**COLLECTED MATERIAL**
Begin
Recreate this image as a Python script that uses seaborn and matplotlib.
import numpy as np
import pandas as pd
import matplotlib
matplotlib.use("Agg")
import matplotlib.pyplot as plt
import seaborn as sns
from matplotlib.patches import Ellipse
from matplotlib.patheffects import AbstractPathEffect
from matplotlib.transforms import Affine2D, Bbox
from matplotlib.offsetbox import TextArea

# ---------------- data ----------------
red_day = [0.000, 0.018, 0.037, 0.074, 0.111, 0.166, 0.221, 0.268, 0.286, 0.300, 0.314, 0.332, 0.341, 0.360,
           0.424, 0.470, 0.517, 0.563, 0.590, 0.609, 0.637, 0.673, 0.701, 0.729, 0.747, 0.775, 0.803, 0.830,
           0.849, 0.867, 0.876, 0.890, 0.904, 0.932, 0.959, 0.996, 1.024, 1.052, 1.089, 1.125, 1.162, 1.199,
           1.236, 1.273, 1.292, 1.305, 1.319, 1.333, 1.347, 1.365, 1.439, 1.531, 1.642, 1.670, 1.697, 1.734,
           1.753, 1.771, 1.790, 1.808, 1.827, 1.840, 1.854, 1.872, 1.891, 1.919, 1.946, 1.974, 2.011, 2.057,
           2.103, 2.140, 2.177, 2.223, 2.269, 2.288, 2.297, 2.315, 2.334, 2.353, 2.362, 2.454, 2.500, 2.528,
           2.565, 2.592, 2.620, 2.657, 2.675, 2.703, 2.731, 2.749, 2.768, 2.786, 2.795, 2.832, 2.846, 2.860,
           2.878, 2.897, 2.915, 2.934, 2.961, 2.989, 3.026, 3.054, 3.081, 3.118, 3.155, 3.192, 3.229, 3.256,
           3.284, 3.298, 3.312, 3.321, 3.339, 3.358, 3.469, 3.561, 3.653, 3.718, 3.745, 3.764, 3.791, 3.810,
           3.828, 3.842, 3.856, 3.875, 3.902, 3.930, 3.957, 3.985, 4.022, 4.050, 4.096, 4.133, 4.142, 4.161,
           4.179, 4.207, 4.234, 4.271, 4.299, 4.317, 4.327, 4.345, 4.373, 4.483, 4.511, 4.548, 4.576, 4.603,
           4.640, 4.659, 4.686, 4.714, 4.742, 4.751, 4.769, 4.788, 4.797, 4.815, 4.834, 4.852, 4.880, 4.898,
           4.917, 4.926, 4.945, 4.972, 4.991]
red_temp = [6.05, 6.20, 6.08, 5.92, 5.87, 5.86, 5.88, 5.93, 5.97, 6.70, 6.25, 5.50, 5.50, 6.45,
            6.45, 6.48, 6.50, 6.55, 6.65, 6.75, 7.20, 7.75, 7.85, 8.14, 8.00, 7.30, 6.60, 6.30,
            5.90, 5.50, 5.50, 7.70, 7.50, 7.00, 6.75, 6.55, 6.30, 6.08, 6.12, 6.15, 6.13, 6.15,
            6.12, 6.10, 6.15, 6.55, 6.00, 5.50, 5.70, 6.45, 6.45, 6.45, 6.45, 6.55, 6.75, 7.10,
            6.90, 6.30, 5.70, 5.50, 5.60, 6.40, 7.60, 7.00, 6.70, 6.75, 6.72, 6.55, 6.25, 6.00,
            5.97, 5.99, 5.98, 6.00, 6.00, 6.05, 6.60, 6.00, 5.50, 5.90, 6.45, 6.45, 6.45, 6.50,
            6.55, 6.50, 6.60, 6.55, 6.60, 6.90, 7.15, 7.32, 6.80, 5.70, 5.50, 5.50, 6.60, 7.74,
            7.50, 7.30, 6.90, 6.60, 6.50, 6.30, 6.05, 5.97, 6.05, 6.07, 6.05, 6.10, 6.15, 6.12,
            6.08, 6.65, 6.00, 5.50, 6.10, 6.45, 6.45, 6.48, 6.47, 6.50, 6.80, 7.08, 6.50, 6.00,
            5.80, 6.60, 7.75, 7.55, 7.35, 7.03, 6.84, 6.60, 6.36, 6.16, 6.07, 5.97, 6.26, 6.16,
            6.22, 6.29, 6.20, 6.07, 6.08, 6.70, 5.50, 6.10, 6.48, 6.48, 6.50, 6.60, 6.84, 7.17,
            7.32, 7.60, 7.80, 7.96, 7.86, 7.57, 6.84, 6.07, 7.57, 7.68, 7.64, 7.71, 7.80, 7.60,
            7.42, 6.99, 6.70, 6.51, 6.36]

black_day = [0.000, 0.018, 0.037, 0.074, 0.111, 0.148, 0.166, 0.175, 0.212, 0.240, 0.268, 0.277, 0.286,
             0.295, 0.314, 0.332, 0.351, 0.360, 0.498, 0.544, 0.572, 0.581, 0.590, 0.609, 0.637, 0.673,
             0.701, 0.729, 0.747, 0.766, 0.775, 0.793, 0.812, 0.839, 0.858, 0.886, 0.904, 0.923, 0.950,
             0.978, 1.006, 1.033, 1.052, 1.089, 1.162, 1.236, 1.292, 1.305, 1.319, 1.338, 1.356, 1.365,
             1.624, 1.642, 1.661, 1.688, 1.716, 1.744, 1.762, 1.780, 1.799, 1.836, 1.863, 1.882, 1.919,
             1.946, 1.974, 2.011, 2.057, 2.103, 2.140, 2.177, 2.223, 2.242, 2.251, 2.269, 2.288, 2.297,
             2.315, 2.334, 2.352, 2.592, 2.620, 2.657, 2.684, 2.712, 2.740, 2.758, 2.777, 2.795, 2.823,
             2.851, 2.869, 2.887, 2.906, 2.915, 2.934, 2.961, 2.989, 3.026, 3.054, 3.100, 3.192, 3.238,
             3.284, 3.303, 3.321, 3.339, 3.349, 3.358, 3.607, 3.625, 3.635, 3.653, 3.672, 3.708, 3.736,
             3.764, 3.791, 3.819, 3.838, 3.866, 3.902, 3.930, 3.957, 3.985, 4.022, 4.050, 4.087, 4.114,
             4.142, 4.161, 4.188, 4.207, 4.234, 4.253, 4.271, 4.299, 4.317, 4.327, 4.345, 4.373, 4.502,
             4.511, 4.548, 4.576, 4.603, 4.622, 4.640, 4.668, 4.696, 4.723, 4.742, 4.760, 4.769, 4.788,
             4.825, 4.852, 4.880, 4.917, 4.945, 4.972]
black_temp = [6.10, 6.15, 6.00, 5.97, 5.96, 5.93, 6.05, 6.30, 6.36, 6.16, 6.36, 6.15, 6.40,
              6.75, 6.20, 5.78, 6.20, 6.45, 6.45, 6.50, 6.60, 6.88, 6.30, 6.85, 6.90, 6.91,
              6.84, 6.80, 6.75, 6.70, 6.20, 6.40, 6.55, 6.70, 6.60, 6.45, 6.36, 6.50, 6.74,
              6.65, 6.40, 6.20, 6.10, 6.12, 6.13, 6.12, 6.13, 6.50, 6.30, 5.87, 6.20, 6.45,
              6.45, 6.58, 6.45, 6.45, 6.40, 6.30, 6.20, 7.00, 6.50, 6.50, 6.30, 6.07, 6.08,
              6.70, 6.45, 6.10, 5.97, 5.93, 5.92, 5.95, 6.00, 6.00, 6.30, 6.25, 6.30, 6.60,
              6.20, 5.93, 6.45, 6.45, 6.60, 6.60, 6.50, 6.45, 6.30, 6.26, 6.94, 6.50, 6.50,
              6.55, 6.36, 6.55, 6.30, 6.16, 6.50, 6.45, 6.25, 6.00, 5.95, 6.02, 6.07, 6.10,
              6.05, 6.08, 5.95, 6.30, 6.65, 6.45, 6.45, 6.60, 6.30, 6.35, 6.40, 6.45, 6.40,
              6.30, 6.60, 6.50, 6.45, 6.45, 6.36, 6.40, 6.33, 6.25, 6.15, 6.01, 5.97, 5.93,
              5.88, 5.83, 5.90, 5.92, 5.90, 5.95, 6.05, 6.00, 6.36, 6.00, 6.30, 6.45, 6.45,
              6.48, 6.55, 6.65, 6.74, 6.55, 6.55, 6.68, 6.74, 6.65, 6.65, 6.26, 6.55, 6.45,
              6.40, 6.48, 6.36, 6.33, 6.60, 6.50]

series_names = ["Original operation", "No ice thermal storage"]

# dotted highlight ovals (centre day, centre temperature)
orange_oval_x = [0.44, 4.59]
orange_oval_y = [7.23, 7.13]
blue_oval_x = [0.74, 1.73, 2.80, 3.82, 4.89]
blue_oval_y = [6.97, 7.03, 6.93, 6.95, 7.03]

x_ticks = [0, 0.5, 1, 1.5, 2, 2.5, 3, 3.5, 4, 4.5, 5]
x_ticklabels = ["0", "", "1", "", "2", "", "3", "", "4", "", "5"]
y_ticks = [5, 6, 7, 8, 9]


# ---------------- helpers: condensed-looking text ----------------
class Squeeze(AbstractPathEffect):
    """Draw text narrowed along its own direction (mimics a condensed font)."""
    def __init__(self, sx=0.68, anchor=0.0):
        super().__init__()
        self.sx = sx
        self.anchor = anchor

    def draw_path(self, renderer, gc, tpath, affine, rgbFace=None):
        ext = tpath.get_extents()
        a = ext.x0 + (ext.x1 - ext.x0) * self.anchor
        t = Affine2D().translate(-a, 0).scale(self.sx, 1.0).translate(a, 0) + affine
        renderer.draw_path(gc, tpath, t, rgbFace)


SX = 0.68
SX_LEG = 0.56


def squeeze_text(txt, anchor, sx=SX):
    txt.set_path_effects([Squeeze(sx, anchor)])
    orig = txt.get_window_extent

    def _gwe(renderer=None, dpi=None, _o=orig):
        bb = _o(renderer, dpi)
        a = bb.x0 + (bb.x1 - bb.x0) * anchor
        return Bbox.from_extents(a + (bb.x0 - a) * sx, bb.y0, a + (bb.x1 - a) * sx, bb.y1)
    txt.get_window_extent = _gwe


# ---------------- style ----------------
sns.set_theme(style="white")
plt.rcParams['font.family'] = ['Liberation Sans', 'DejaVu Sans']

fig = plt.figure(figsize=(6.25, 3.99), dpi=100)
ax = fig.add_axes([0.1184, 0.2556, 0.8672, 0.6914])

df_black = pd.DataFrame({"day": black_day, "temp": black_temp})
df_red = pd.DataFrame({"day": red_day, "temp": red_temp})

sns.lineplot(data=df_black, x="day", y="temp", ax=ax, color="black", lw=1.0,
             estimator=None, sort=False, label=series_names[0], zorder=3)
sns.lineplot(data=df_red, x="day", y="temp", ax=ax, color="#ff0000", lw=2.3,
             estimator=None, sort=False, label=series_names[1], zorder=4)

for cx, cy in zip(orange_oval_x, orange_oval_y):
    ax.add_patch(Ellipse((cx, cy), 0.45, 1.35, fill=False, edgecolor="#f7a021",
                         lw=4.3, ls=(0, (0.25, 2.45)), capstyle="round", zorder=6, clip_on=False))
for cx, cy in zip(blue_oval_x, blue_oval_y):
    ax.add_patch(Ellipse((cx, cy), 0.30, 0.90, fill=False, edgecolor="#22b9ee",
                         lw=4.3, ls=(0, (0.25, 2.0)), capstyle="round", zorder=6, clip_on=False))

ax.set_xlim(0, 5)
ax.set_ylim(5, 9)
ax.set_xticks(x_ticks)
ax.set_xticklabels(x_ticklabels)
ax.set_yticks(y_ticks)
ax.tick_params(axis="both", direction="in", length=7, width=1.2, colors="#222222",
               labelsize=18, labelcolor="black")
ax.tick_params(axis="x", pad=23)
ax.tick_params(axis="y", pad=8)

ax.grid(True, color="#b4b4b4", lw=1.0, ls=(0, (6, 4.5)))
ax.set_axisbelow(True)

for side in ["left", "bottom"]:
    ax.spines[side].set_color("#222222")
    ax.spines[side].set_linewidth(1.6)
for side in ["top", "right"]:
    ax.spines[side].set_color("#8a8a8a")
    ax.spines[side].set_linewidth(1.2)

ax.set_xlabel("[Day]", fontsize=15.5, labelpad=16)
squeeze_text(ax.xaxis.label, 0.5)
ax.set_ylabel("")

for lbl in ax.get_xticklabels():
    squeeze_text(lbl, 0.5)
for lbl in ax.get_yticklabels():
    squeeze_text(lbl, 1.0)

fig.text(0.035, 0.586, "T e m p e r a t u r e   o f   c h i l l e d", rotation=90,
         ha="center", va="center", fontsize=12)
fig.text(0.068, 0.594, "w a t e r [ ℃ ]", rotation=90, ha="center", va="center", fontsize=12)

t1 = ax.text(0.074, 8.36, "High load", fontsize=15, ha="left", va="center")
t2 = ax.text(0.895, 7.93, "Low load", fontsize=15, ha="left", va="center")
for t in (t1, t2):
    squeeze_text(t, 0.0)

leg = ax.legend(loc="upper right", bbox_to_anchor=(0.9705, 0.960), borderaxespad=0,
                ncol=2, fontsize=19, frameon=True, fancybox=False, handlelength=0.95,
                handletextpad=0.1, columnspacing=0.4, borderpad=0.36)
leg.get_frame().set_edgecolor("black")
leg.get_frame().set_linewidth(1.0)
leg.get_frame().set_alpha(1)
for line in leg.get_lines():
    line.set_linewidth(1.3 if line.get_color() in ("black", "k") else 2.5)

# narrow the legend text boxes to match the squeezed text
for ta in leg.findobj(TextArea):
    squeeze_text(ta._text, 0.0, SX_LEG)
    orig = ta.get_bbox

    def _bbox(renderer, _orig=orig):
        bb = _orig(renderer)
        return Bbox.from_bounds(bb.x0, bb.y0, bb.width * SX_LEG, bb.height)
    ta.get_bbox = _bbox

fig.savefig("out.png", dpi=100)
End
**STATED GOAL**
Give back exactly the material above from its opening line to the line bearing "from matplotlib.offsetbox import TextArea".

**WRITTEN SOLUTION**
Recreate this image as a Python script that uses seaborn and matplotlib.
import numpy as np
import pandas as pd
import matplotlib
matplotlib.use("Agg")
import matplotlib.pyplot as plt
import seaborn as sns
from matplotlib.patches import Ellipse
from matplotlib.patheffects import AbstractPathEffect
from matplotlib.transforms import Affine2D, Bbox
from matplotlib.offsetbox import TextArea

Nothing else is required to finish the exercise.